Sexual harassment: Ecuador president says women tend to accuse ugly people

This article is more than 4 years old
  • Lenín Moreno scrambles to apologize for remarks to investors
  • President tweets: ‘I reject violence against women in all forms!’

Ecuador’s President Lenín Moreno has scrambled to apologize for comments suggesting women tend to complain about sexual harassment when it comes from ugly people.

In a speech to investors on Friday in the port city of Guayaquil, Moreno said men were under threat of being denounced for harassment and added, “at times, with harassment, they torment ugly people.

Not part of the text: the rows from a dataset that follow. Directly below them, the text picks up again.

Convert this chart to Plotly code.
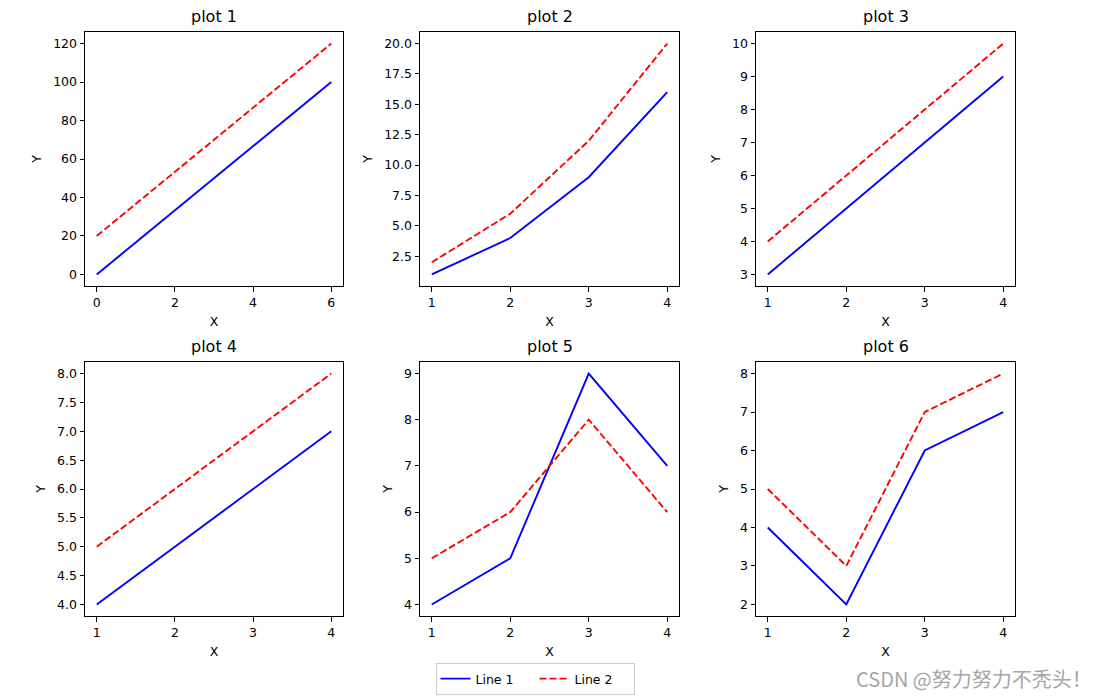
import plotly.graph_objects as go
from plotly.subplots import make_subplots

titles = ["plot 1", "plot 2", "plot 3", "plot 4", "plot 5", "plot 6"]
x1 = [0, 6]
x_rest = [1, 2, 3, 4]
line1_p1 = [0, 100]
line2_p1 = [20, 120]
line1_p2 = [1, 4, 9, 16]
line2_p2 = [2, 6, 12, 20]
line1_p3 = [3, 5, 7, 9]
line2_p3 = [4, 6, 8, 10]
line1_p4 = [4, 5, 6, 7]
line2_p4 = [5, 6, 7, 8]
line1_p5 = [4, 5, 9, 7]
line2_p5 = [5, 6, 8, 6]
line1_p6 = [4, 2, 6, 7]
line2_p6 = [5, 3, 7, 8]

xs = [x1, x_rest, x_rest, x_rest, x_rest, x_rest]
l1 = [line1_p1, line1_p2, line1_p3, line1_p4, line1_p5, line1_p6]
l2 = [line2_p1, line2_p2, line2_p3, line2_p4, line2_p5, line2_p6]

# page body has an 8px margin; compensate
OFF = 8
W, H = 1095 - OFF, 697 - OFF


def px_x(p):
    return (p - OFF) / W


def px_y(p):
    return 1 - (p - OFF) / H


fig = make_subplots(rows=2, cols=3)

FONT = "DejaVu Sans"
col_px = [(85, 343), (420, 679), (756, 1015)]
row_px = [(32, 286), (362, 616)]

yfmt = [None, ".1f", None, ".1f", None, None]
ydticks = [20, 2.5, 1, 0.5, 1, 1]
xdticks = [2, 1, 1, 1, 1, 1]

for i in range(6):
    r, c = i // 3 + 1, i % 3 + 1
    first = i == 0
    fig.add_trace(go.Scatter(x=xs[i], y=l1[i], mode="lines", name="Line 1",
                             line=dict(color="#0000ff", width=1.9),
                             legendgroup="l1", showlegend=first), row=r, col=c)
    fig.add_trace(go.Scatter(x=xs[i], y=l2[i], mode="lines", name="Line 2",
                             line=dict(color="#ff0000", width=1.9, dash="7px,3px"),
                             legendgroup="l2", showlegend=first), row=r, col=c)
    xmin, xmax = min(xs[i]), max(xs[i])
    ymin = min(min(l1[i]), min(l2[i]))
    ymax = max(max(l1[i]), max(l2[i]))
    mx = (xmax - xmin) * 0.05
    my = (ymax - ymin) * 0.05
    x0p, x1p = col_px[c - 1]
    y0p, y1p = row_px[r - 1]
    axcommon = dict(showline=True, mirror=True, linecolor="black", linewidth=1,
                    ticks="outside", ticklen=4.5, tickwidth=1, tickcolor="black",
                    showgrid=False, zeroline=False,
                    tickfont=dict(family=FONT, size=12.5, color="black"))
    fig.update_xaxes(row=r, col=c, range=[xmin - mx, xmax + mx],
                     domain=[px_x(x0p), px_x(x1p)], dtick=xdticks[i], tick0=0,
                     title=dict(text="X", font=dict(family=FONT, size=12.5, color="black"), standoff=8),
                     **axcommon)
    yopts = dict(range=[ymin - my, ymax + my], domain=[px_y(y1p), px_y(y0p)],
                 dtick=ydticks[i], tick0=0,
                 title=dict(text="Y", font=dict(family=FONT, size=12.5, color="black"), standoff=8))
    if yfmt[i]:
        yopts["tickformat"] = yfmt[i]
    fig.update_yaxes(row=r, col=c, **yopts, **axcommon)
    fig.add_annotation(text=titles[i], xref="paper", yref="paper",
                       x=px_x((x0p + x1p) / 2), y=px_y(y0p), yshift=4,
                       xanchor="center", yanchor="bottom", showarrow=False,
                       font=dict(family=FONT, size=16, color="black"))

fig.add_annotation(text="CSDN @努力努力不秃头！", xref="paper", yref="paper",
                   x=px_x(1094), y=px_y(678), xanchor="right", yanchor="middle",
                   showarrow=False,
                   font=dict(family="Noto Sans CJK SC", size=20, color="#a6a6a6"))

fig.update_layout(
    width=W, height=H,
    margin=dict(l=0, r=0, t=0, b=0),
    paper_bgcolor="white", plot_bgcolor="white",
    font=dict(family=FONT, color="black"),
    legend=dict(orientation="h", x=px_x(535), xanchor="center",
                y=px_y(663), yanchor="top",
                bgcolor="white", bordercolor="#cccccc", borderwidth=1,
                font=dict(family=FONT, size=12.5, color="black"),
                itemwidth=30, entrywidth=54, tracegroupgap=0),
)

fig.write_html("out.html")
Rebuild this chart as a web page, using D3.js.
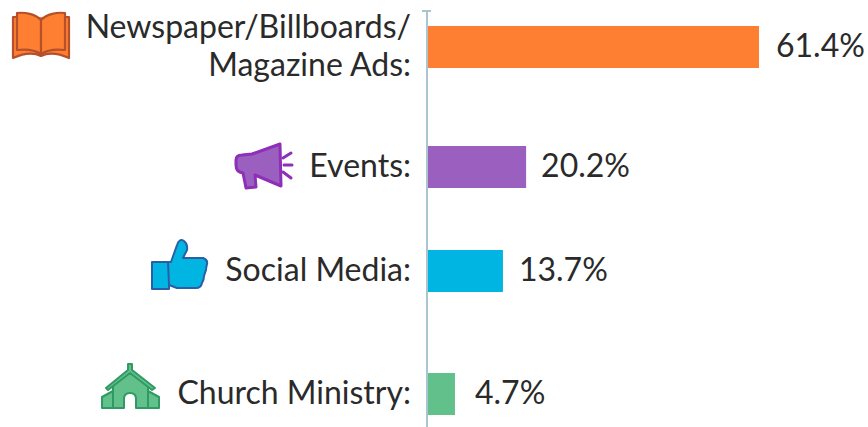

“That is to say, that the harassment is when it comes from an ugly person,” he added. “But if the person looks good according to the standards, they tend not to think necessarily that it is harassment.”

That prompted immediate outrage from women’s rights activists and others.

Governing party congresswoman Soledad Buendía complained on Twitter that Moreno “justifies and reproduces violence against women. You can’t joke about harassmant, rape, femicide, trafficking, sexual exploitation … Nothing justifies expressions that revictimize us!”

The Women for Change organization joined in: “It is not that everything now looks to women like harassment, it is that to machos like you it has never seemed bad to harass!” the group tweeted.

Moreno then tried to apologize.

“In my comment about harassment, I did not intend to minimize such a grave topic as violence or abuses,” he tweeted. “I apologize if it was understood that way. I reject violence against women in all forms!”

Women’s rights activist Silvia Buendía said that machismo is “structural” in Ecuador and “everyone from the president to a common citizen needs to understand what we are talking about when we talk about violence against women”.